Russia’s finance minister says it’s time to raise the pension age and restore the market-based savings program
Finance Minister Anton Siluanov says Russia urgently needs to raise its retirement age, as well as cease pensions for early retirement. “Doing so would not only reduce the burden on the budget, but most importantly it would defuse the consequences of the demographic situation we’ll face in the near future,” he explained.
Siluanov also stressed the need to preserve and continue developing the pension system’s market-based savings program. “Given the sanctions [against Russia by the West, and against the West by Russia], we need to develop our own domestic investors,” he argued. Siluanov says these private savings accounts should be reinstated in Russia’s pension system in 2016.
“We urgently need address the issue of abolishing early retirement and raising the pension age,” Siluanov said.
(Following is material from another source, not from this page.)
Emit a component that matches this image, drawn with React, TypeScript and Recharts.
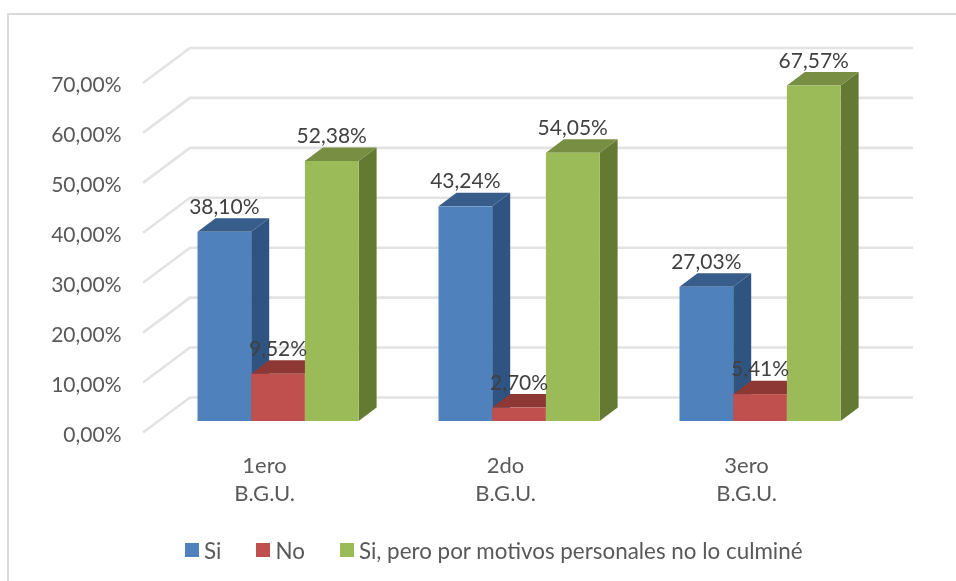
import React from 'react';
import { Bar, BarChart, CartesianGrid, LabelList, Legend, XAxis, YAxis } from 'recharts';

const categories = ['1ero B.G.U.', '2do B.G.U.', '3ero B.G.U.'];
const siValues = [38.1, 43.24, 27.03];
const noValues = [9.52, 2.7, 5.41];
const siPeroValues = [52.38, 54.05, 67.57];
const yTicks = [0, 10, 20, 30, 40, 50, 60, 70];

const seriesNames = ['Si', 'No', 'Si, pero por motivos personales no lo culminé'];

const FONT = 'Lato, sans-serif';
const BAR_DX = 18;
const BAR_DY = 13.5;
const FLOOR_Y = 421;
// the walls are very slightly taller than the bars in the original
const WALL_STRETCH = 1.0058;

const data = categories.map((name, i) => ({
  name,
  si: siValues[i],
  no: noValues[i],
  siPero: siPeroValues[i],
}));

const formatPct = (v: number) => v.toFixed(2).replace('.', ',') + '%';
const wallY = (y: number) => FLOOR_Y - (FLOOR_Y - y) * WALL_STRETCH;

// front face + top + right side, to fake the excel 3d column
function Box3D(props: any) {
  const { x, y, width, height, fill, topFill, sideFill } = props;
  const r = x + width;
  const b = y + height;
  return (
    <g>
      <polygon points={`${r},${y} ${r + BAR_DX},${y - BAR_DY} ${r + BAR_DX},${b - BAR_DY} ${r},${b}`} fill={sideFill} />
      <polygon points={`${x},${y} ${x + BAR_DX},${y - BAR_DY} ${r + BAR_DX},${y - BAR_DY} ${r},${y}`} fill={topFill} />
      <rect x={x} y={y} width={width} height={height} fill={fill} />
    </g>
  );
}

// wall gridline: diagonal on the side wall and then along the back wall
function WallLine(props: any) {
  const { x1, x2, y1 } = props;
  const w = wallY(y1);
  const points = `${x1 - 14.5},${w + 11.5} ${x1 + 32.5},${w - 23.5} ${x2 + 32.5},${w - 23.5}`;
  return <polyline key={y1} points={points} fill="none" stroke="#e3e3e3" strokeWidth={2.6} />;
}

function YTick(props: any) {
  const { x, y, payload } = props;
  return (
    <text x={x - 28} y={wallY(y) + 21} textAnchor="end" fontFamily={FONT} fontSize={21} fill="#595959">
      {formatPct(payload.value)}
    </text>
  );
}

function XTick(props: any) {
  const { x, y, payload } = props;
  const parts = String(payload.value).split(' ');
  return (
    <text textAnchor="middle" fontFamily={FONT} fontSize={22} fill="#595959">
      <tspan x={x - 13.5} y={y + 44}>{parts[0]}</tspan>
      <tspan x={x - 13.5} y={y + 72}>{parts[1]}</tspan>
    </text>
  );
}

function LegendRow(props: any) {
  return (
    <div style={{ display: 'flex', alignItems: 'center', height: 34, fontFamily: FONT, fontSize: 22.4, color: '#595959' }}>
      {props.payload.map((item: any) => (
        <div key={item.value} style={{ display: 'flex', alignItems: 'center', marginRight: 35 }}>
          <span style={{ width: 14, height: 14, background: item.color, marginRight: 5 }} />
          <span>{item.value}</span>
        </div>
      ))}
    </div>
  );
}

export default function App() {
  return (
    <div style={{ position: 'absolute', left: 0, top: 0, width: 956, height: 581, background: '#fff', filter: 'blur(0.45px)' }}>
      <div style={{ position: 'absolute', left: 7, top: 13, right: 0, bottom: 0, borderLeft: '2px solid #dcdcdc', borderTop: '2px solid #d9d9d9' }} />
      <BarChart
        width={956}
        height={581}
        data={data}
        margin={{ top: 73.5, right: 75.5, bottom: 14, left: 0 }}
        barSize={53.7}
        barGap={0}
        style={{ position: 'absolute', left: 0, top: 0 }}
      >
        <CartesianGrid vertical={false} horizontal={(p: any) => <WallLine {...p} />} />
        <XAxis dataKey="name" axisLine={false} tickLine={false} height={112} tick={<XTick />} interval={0} />
        <YAxis width={157.5} domain={[0, 70]} ticks={yTicks} axisLine={false} tickLine={false} tick={<YTick />} />
        <Legend
          verticalAlign="bottom"
          content={<LegendRow />}
          itemSorter={null}
          wrapperStyle={{ left: 185, width: 720 }}
        />
        <Bar
          dataKey="si"
          name={seriesNames[0]}
          fill="#4f81bd"
          isAnimationActive={false}
          shape={(p: any) => <Box3D {...p} topFill="#385d8a" sideFill="#2f5482" />}
        >
          <LabelList dataKey="si" position="top" offset={18} formatter={formatPct} fontFamily={FONT} fontSize={21} fill="#404040" />
        </Bar>
        <Bar
          dataKey="no"
          name={seriesNames[1]}
          fill="#c0504d"
          isAnimationActive={false}
          shape={(p: any) => <Box3D {...p} topFill="#8e3836" sideFill="#8a3533" />}
        >
          <LabelList dataKey="no" position="top" offset={18} formatter={formatPct} fontFamily={FONT} fontSize={21} fill="#404040" />
        </Bar>
        <Bar
          dataKey="siPero"
          name={seriesNames[2]}
          fill="#9bbb59"
          isAnimationActive={false}
          shape={(p: any) => <Box3D {...p} topFill="#778e43" sideFill="#647a33" />}
        >
          <LabelList dataKey="siPero" position="top" offset={18} formatter={formatPct} fontFamily={FONT} fontSize={21} fill="#404040" />
        </Bar>
      </BarChart>
    </div>
  );
}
- Anton Siluanov, Russia’s finance minister since 2011, has repeatedly stressed the need the raise the retirement age. Each time, other officials have denied that the federal government has any plans to raise the pension age in the near future.
- In early 2015, Siluanov announced that the Finance Ministry had drafted a plan to raise the pension age to 63 for both men and women. The change would be implemented gradually over the course of several years, Siluanov said.
- In 2014, Russia froze its pension system’s market-based savings program, which allowed citizens to invest 6 percent of their income-tax payments in the economy, giving individuals the chance to manage their own money (investing it in private parties vetted by the government or in the state development bank, Vnesheconombank).
- In late 2014 and early 2015, the media reported that the government is considering extending the freeze on pension savings accounts, or possibly abandoning the program altogether.